Thursday, January 31, 2013

Instincts to Innovate

How inclined are we to innovate, especially when it involves work and brand new ways of doing things? Why not remain in our comfort zones? Maybe innovative behaviours are such a primal force that it drives us so hard, leaving us no choice but to ... well...continue being innovative regardless of how discomfiting it is.

I have grown to love my running (‘Lessons from the road’ posting) and one thing I have come to understand is that pain sometimes evokes true motivation and provokes emotional connections that come form the core of who we are. My breakthrough moments; switching from walking 8 Km to running 10 Km; increasing my 10 Km run speed from a fat speed of 5 Km/h to a semi-fat speed of 7 Km/h (and improving steadily); all these occurred when my body was at its most painful and full of aches and pains in my knees, ankle, feet, shins – every part of my legs.

When I somehow managed to start running when my body was screaming to just stay still, there was intense discomfort and pain for one to two minutes, and then everything disappeared and the full run became a sheer joy and pleasure.  Bur breaking through the screaming pain barrier was a few minutes of hell.

Excuse my focus on my running please. I am running long distance for the first time in my life, and soon I will be at my weight when I was 20 years old. Those of you who have been through the process will understand what I am feeling, those of you who have not might find some meaning in what I say.

What has all this to do with primal instincts that drive us to innovate?

Pain, hardship and painstaking labour evoke true motivation and provoke deep emotional connections that build real understanding, empathy and a vision of knowledge as it should be managed, manipulated and made to become a prototype in the real world.   

That is my realisation about why innovation is an inherent part of our lives, and should naturally occur in every person’s life.

We should not be looking at innovation as an outside experience. It is what makes us who we are, every waking and sleeping moment of our lives. That is what our lives are built upon – the constant need to improve and change and to become better at what we do and who we are.

If that is not the innovation process, then what is?
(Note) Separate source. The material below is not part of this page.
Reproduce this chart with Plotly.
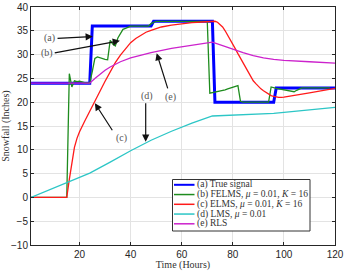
import plotly.graph_objects as go

# ---- data ----
t_true = [1, 24, 25, 48, 49, 72, 73, 96, 97, 120]
v_true = [24, 24, 36, 36, 37, 37, 20, 20, 23, 23]

t_felms = list(range(1, 121))
v_felms = ([0] * 15 +
           [26, 23.2, 24.5, 24.3, 24.4, 24.2, 24.1, 24, 24,
            26.5, 29.2, 29.5, 29.3, 29.2, 29.0, 28.9, 33.0, 32.2, 31.8, 33.5,
            34.5, 35.3, 35.5, 35.8, 36, 36, 36, 36, 36, 36, 36, 36, 36.5, 36.8,
            37, 37, 37, 37, 37, 37, 37, 37, 37, 37, 37, 37, 37, 37, 37, 37, 37,
            37, 37, 37, 37,
            21.9, 22.0, 22.1, 22.2, 22.3, 22.4, 22.6, 22.8, 23.0, 23.2, 23.4, 23.5,
            20.2, 20, 20, 20, 20, 20, 20, 20, 20, 20, 20, 20,
            23.2, 23.0, 22.9, 22.8, 22.7, 22.6, 22.5, 22.4, 22.3, 22.2, 22.5,
            22.8, 23, 23, 23, 23, 23, 23, 23, 23, 23, 23, 23, 23])

t_elms = [1, 15, 16, 17, 18, 19, 20, 22, 24, 26, 28, 30, 32, 34, 36, 38, 40,
          42, 44, 46, 48, 52, 56, 60, 64, 68, 72, 73, 74, 75, 76, 77, 78, 79,
          80, 81, 82, 83, 84, 85, 86, 87, 88, 89, 90, 91, 92, 93, 94, 95, 96,
          97, 98, 99, 100, 110, 120]
v_elms = [0, 0, 3.8, 7.6, 10.5, 12.4, 13.8, 16.0, 18.0, 20.1, 22.3, 24.4,
          26.5, 28.3, 29.9, 31.3, 32.5, 33.4, 34.1, 34.7, 35.1, 35.8, 36.2,
          36.5, 36.7, 36.85, 37.0, 37.0, 36.8, 36.4, 35.8, 35.0, 34.1, 33.1,
          32.2, 31.2, 30.2, 29.2, 28.2, 27.2, 26.2, 25.3, 24.5, 23.9, 23.3,
          22.8, 22.4, 22.0, 21.7, 21.4, 21.2, 21.05, 21.0, 21.0, 21.05, 21.95,
          22.9]

t_lms = [1, 24, 32, 40, 48, 56, 64, 72, 96, 120]
v_lms = [0, 5.1, 7.4, 9.8, 12.0, 13.9, 15.6, 17.1, 17.65, 18.9]

t_rls = [1, 24, 26, 28, 30, 32, 36, 40, 44, 48, 56, 64, 72, 76, 80, 84, 88,
         92, 96, 100, 110, 120]
v_rls = [24, 24, 25.0, 25.9, 26.7, 27.4, 28.5, 29.3, 29.9, 30.4, 31.3, 32.0,
         32.6, 31.9, 31.1, 30.4, 29.8, 29.3, 29.0, 28.8, 28.5, 28.2]

names = ["(a) True signal",
         "(b) FELMS, <i>μ</i> = 0.01, <i>K</i> = 16",
         "(c) ELMS, <i>μ</i> = 0.01, <i>K</i> = 16",
         "(d) LMS, <i>μ</i> = 0.01",
         "(e) RLS"]
colors = ["#0000FF", "#1E8C1E", "#FF1A1A", "#2CC6C6", "#CC22CC"]
widths = [3, 1.3, 1.3, 1.3, 1.3]

# annotation labels: (text, text_x, text_y, tail_x, tail_y, head_x, head_y)
labels = [("(a)", 8.4, 33.4, 10.8, 33.4, 25.2, 33.8),
          ("(b)", 7.1, 30.3, 9.7, 30.3, 35.8, 32.9),
          ("(c)", 36.5, 12.4, 33.2, 13.8, 26.0, 19.8),
          ("(d)", 46.3, 21.4, 45.9, 20.1, 45.9, 11.7),
          ("(e)", 55.7, 21.0, 54.7, 22.6, 50.2, 30.3)]

SERIF = "Liberation Serif"
SANS = "Liberation Sans"

fig = go.Figure()
series = [(t_true, v_true), (t_felms, v_felms), (t_elms, v_elms),
          (t_lms, v_lms), (t_rls, v_rls)]
for (tx, vy), nm, c, w in zip(series, names, colors, widths):
    fig.add_trace(go.Scatter(x=tx, y=vy, mode="lines", name=nm,
                             line=dict(color=c, width=w), showlegend=False))

for txt, tx, ty, ax, ay, hx, hy in labels:
    fig.add_annotation(x=tx, y=ty, text=txt, showarrow=False,
                       font=dict(family=SERIF, size=10, color="#555555"))
    fig.add_annotation(x=hx, y=hy, ax=ax, ay=ay, axref="x", ayref="y",
                       text="", showarrow=True, arrowhead=2, arrowsize=1.2,
                       arrowwidth=1.2, arrowcolor="#111111")

# ---- legend box (drawn in paper coordinates) ----
PW, PH = 304.0, 238.0  # plot area in px
def px_x(p):
    return (p - 31) / PW
def px_y(p):
    return (245 - p) / PH

fig.add_shape(type="rect", xref="paper", yref="paper",
              x0=px_x(172.5), x1=px_x(310), y0=px_y(231), y1=px_y(179.5),
              line=dict(color="#333333", width=1), fillcolor="white", layer="above")
for i, (nm, c) in enumerate(zip(names, colors)):
    yy = px_y(184.8 + 9.75 * i)
    fig.add_shape(type="line", xref="paper", yref="paper",
                  x0=px_x(174), x1=px_x(194.5), y0=yy, y1=yy,
                  line=dict(color=c, width=2 if i == 0 else 1.5), layer="above")
    fig.add_annotation(xref="paper", yref="paper", x=px_x(195.5), y=yy,
                       text=nm, showarrow=False, xanchor="left", yanchor="middle",
                       font=dict(family=SERIF, size=9.5, color="#333333"))

fig.update_layout(
    width=344, height=271,
    margin=dict(l=31, r=9, t=7, b=26, autoexpand=False),
    paper_bgcolor="white", plot_bgcolor="white",
    font=dict(family=SANS, size=10, color="#262626"),
    showlegend=False,
)
fig.update_xaxes(range=[1, 120], tickvals=[20, 40, 60, 80, 100, 120],
                 showgrid=True, gridcolor="#E3E3E3", gridwidth=1,
                 showline=True, linecolor="#262626", linewidth=1,
                 mirror="ticks", ticks="inside", ticklen=3, tickcolor="#262626",
                 zeroline=False, automargin=False,
                 title=dict(text="Time (Hours)", standoff=5,
                            font=dict(family=SERIF, size=10, color="#333333")))
fig.update_yaxes(range=[-10, 40], tickvals=list(range(-10, 41, 5)),
                 showgrid=True, gridcolor="#E3E3E3", gridwidth=1,
                 showline=True, linecolor="#262626", linewidth=1,
                 mirror="ticks", ticks="inside", ticklen=3, tickcolor="#262626",
                 zeroline=False, automargin=False,
                 title=dict(text="Snowfall (Inches)", standoff=5,
                            font=dict(family=SERIF, size=10, color="#333333")))

fig.write_html("out.html")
A big problem is that innovation has become a word and process that only the almighty THEY are able to use.  The rickshaw peddler who sticks a wind driven fan in the front of his vehicle to generate attractive sound and motion to attract customers is being innovative. The hawker who uses a charcoal stove to cook, and sets-up a foot pump driven fan to fan the charcoal blaze to generate different levels of heat for the cooking process, is being innovative. The al fresco shop owner who lays out a hole-ridden hose on top of his roof to cool down the restaurant, and does this for next to no-cost even, is being innovative.

These people are not setting out to be innovative. They are faced with problems, not enough customers for the rickshaw peddler, not enough heat for the charcoal chef, too much heat for al fresco dining – they are close to the problem, it affects their livelihood, this causes a PAIN that needs to be removed. So without trying to understand what innovation is and what the process is, they have become innovators, and successful ones too.

We come back to the word ‘PAIN’.

Putting aside all the research, putting aside all the data, putting aside the knowledge gurus and leading experts – let us just look at PAIN.

Pain is a primal feeling, and we need no experience of it to recognize it and know when we will or are facing it. It elicits determination, will, passion – all those things that drive us at a primal level. I certainly am not talking just about physical pain, but also emotional, mental and psychic pain – that which we can imagine a person close to us is feeling.

My theory is that if someone is placed in a situation where enough pain is felt or perceived, then you can generate the full resources of the human spirit to combat that pain – to remove it, to surpass it or to ensure it does not happen again. There are many categories for plans of actions.

The most important thing to achieve should anyone want to be able to connect to someone else’s pain in an ethical (or perhaps unethical too?) manner is to understand what the NEED is that has to be achieved, and what the personal thresholds for the people involved are. This is of course problematic, but with enough experience and know-how, what is there that is not possible?

I guess that is what my big realisation is as I spend my exhilarating time on the road when running. My pain translates into an over active imagination that starts laying out tasks and achievements that need to happen for me. My family and friends ask me how the heck it is that I do not find it boring, but for me, it is exciting as every run is a passage of new discoveries and realisations. In fact, the instant I enter my home after every run, I quickly start making notes so I do not forget when my brain succumbs to the flood of endorphins, that is another great reward after experiencing pain.

Do you know, in the time I started running, I have written a 110K word novel titled ‘Kitrajaedon: Book One – Champions and Masters’? It took two months, and is a story about fantasy, science and fiction of man and our legends spanning the universe in search of design and meaning. Will be releasing it on Amazon in two to three weeks. I pretty much wrote the book while I was running, and the ideas don’t stop. In fact, I am already started on the second book (of the complete series of ten books) while I am making final edits to this one.

Yeah Baby! It’s not the power of love, it’s the power of pain!